* AIM OF THE EXERCISE *
Leave the pictures out. Return all other data exactly.

——————————

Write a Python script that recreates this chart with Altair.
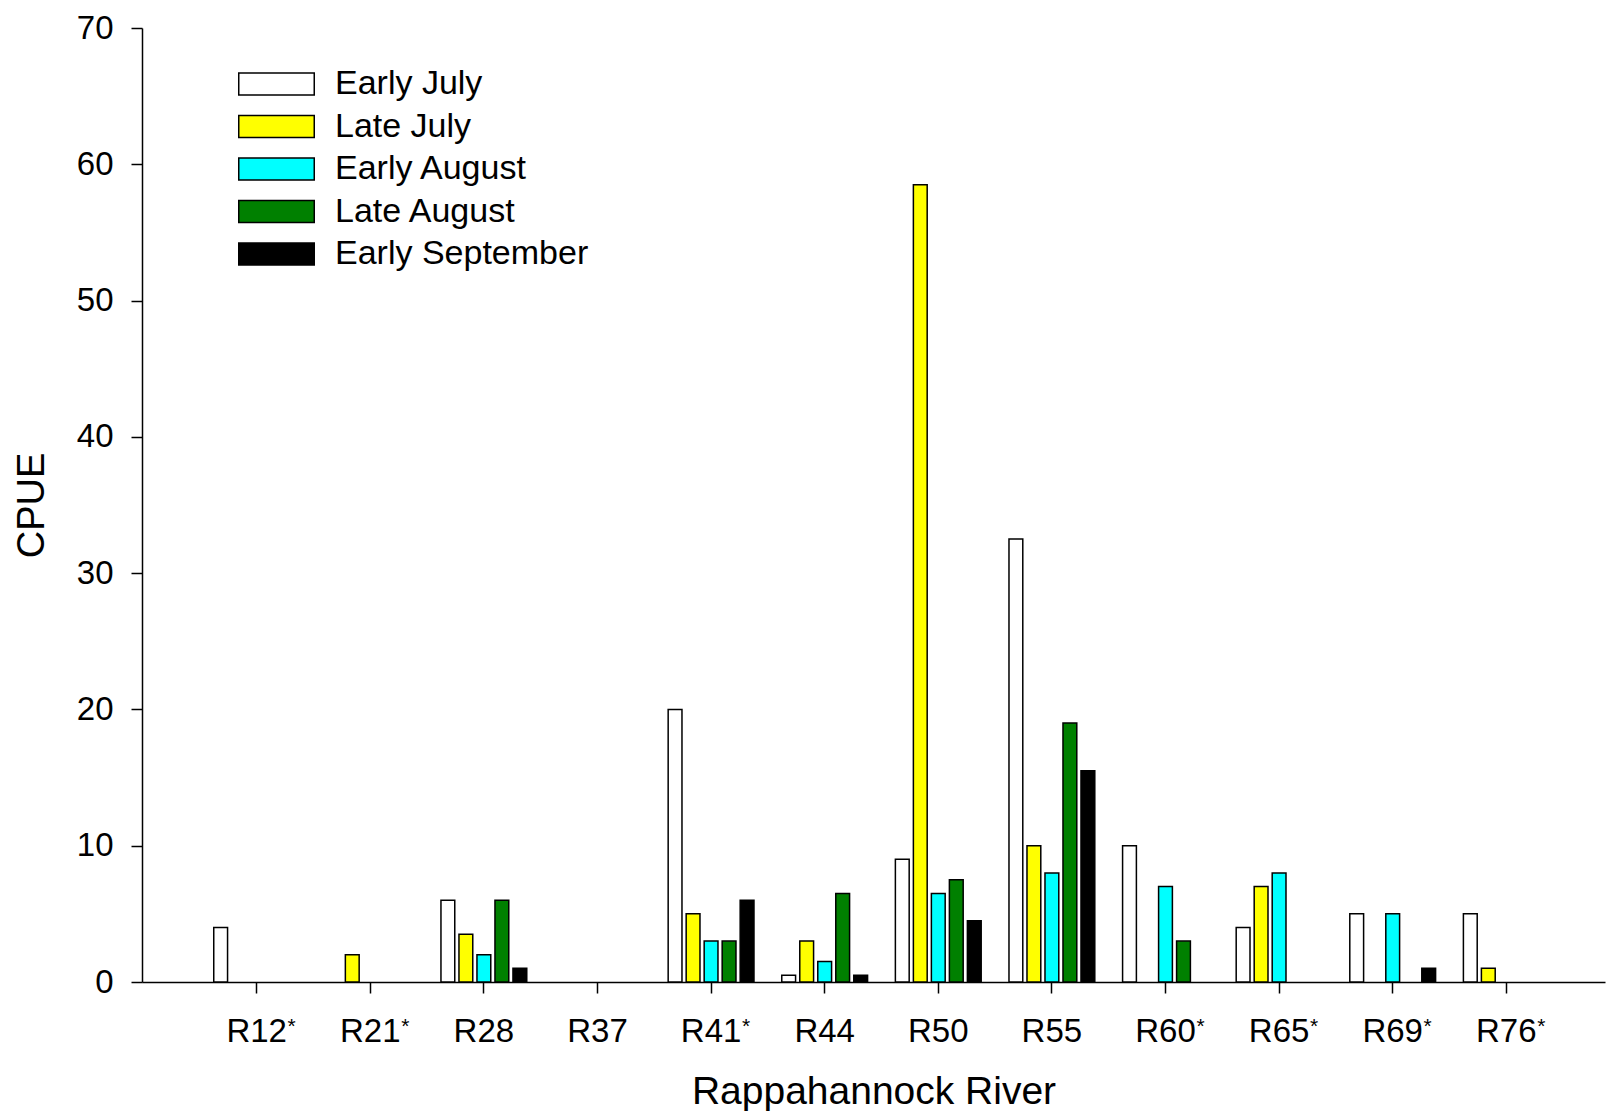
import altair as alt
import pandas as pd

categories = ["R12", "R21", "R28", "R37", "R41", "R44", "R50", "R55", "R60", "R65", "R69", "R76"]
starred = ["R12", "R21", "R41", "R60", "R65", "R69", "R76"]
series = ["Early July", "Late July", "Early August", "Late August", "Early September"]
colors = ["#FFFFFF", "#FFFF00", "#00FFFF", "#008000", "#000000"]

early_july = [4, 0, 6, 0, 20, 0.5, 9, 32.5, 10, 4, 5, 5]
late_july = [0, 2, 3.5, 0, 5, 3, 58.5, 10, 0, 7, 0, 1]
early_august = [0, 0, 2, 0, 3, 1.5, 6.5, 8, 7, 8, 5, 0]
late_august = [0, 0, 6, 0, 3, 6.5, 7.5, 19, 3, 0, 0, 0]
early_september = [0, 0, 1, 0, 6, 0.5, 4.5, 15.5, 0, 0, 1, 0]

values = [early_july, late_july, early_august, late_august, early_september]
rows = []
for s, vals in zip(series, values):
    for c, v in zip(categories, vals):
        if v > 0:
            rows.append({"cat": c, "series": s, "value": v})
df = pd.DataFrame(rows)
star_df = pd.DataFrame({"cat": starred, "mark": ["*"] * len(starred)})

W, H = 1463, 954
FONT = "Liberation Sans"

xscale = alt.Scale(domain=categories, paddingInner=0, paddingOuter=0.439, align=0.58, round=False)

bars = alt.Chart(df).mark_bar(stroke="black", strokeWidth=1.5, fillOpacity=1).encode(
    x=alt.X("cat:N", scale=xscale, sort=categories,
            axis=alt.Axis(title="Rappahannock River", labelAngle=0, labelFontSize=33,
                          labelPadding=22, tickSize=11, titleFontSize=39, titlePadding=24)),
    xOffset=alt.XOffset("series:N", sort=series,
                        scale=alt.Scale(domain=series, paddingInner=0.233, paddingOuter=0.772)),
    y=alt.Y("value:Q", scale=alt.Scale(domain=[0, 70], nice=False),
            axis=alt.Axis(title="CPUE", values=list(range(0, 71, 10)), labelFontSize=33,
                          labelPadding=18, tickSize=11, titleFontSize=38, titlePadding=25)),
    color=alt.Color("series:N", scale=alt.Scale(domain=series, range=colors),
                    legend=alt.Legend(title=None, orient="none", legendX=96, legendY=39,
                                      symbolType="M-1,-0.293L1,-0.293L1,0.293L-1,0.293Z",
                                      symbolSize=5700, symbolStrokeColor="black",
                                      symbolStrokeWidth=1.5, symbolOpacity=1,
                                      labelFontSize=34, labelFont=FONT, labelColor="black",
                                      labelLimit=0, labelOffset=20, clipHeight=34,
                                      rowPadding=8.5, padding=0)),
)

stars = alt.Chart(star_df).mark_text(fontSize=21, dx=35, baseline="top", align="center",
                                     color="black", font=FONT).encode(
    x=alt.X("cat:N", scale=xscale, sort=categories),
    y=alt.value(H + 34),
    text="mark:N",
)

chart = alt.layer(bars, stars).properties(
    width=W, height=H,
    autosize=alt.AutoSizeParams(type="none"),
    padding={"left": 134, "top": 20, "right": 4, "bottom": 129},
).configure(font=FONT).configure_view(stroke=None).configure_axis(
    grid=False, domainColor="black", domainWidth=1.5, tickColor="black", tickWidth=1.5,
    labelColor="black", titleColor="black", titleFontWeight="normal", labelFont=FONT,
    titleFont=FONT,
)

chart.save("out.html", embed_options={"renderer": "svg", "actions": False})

——————————

* CORRECT ANSWER *
Write a Python script that recreates this chart with Altair.
import altair as alt
import pandas as pd

categories = ["R12", "R21", "R28", "R37", "R41", "R44", "R50", "R55", "R60", "R65", "R69", "R76"]
starred = ["R12", "R21", "R41", "R60", "R65", "R69", "R76"]
series = ["Early July", "Late July", "Early August", "Late August", "Early September"]
colors = ["#FFFFFF", "#FFFF00", "#00FFFF", "#008000", "#000000"]

early_july = [4, 0, 6, 0, 20, 0.5, 9, 32.5, 10, 4, 5, 5]
late_july = [0, 2, 3.5, 0, 5, 3, 58.5, 10, 0, 7, 0, 1]
early_august = [0, 0, 2, 0, 3, 1.5, 6.5, 8, 7, 8, 5, 0]
late_august = [0, 0, 6, 0, 3, 6.5, 7.5, 19, 3, 0, 0, 0]
early_september = [0, 0, 1, 0, 6, 0.5, 4.5, 15.5, 0, 0, 1, 0]

values = [early_july, late_july, early_august, late_august, early_september]
rows = []
for s, vals in zip(series, values):
    for c, v in zip(categories, vals):
        if v > 0:
            rows.append({"cat": c, "series": s, "value": v})
df = pd.DataFrame(rows)
star_df = pd.DataFrame({"cat": starred, "mark": ["*"] * len(starred)})

W, H = 1463, 954
FONT = "Liberation Sans"

xscale = alt.Scale(domain=categories, paddingInner=0, paddingOuter=0.439, align=0.58, round=False)

bars = alt.Chart(df).mark_bar(stroke="black", strokeWidth=1.5, fillOpacity=1).encode(
    x=alt.X("cat:N", scale=xscale, sort=categories,
            axis=alt.Axis(title="Rappahannock River", labelAngle=0, labelFontSize=33,
                          labelPadding=22, tickSize=11, titleFontSize=39, titlePadding=24)),
    xOffset=alt.XOffset("series:N", sort=series,
                        scale=alt.Scale(domain=series, paddingInner=0.233, paddingOuter=0.772)),
    y=alt.Y("value:Q", scale=alt.Scale(domain=[0, 70], nice=False),
            axis=alt.Axis(title="CPUE", values=list(range(0, 71, 10)), labelFontSize=33,
                          labelPadding=18, tickSize=11, titleFontSize=38, titlePadding=25)),
    color=alt.Color("series:N", scale=alt.Scale(domain=series, range=colors),
                    legend=alt.Legend(title=None, orient="none", legendX=96, legendY=39,
                                      symbolType="M-1,-0.293L1,-0.293L1,0.293L-1,0.293Z",
                                      symbolSize=5700, symbolStrokeColor="black",
                                      symbolStrokeWidth=1.5, symbolOpacity=1,
                                      labelFontSize=34, labelFont=FONT, labelColor="black",
                                      labelLimit=0, labelOffset=20, clipHeight=34,
                                      rowPadding=8.5, padding=0)),
)

stars = alt.Chart(star_df).mark_text(fontSize=21, dx=35, baseline="top", align="center",
                                     color="black", font=FONT).encode(
    x=alt.X("cat:N", scale=xscale, sort=categories),
    y=alt.value(H + 34),
    text="mark:N",
)

chart = alt.layer(bars, stars).properties(
    width=W, height=H,
    autosize=alt.AutoSizeParams(type="none"),
    padding={"left": 134, "top": 20, "right": 4, "bottom": 129},
).configure(font=FONT).configure_view(stroke=None).configure_axis(
    grid=False, domainColor="black", domainWidth=1.5, tickColor="black", tickWidth=1.5,
    labelColor="black", titleColor="black", titleFontWeight="normal", labelFont=FONT,
    titleFont=FONT,
)

chart.save("out.html", embed_options={"renderer": "svg", "actions": False})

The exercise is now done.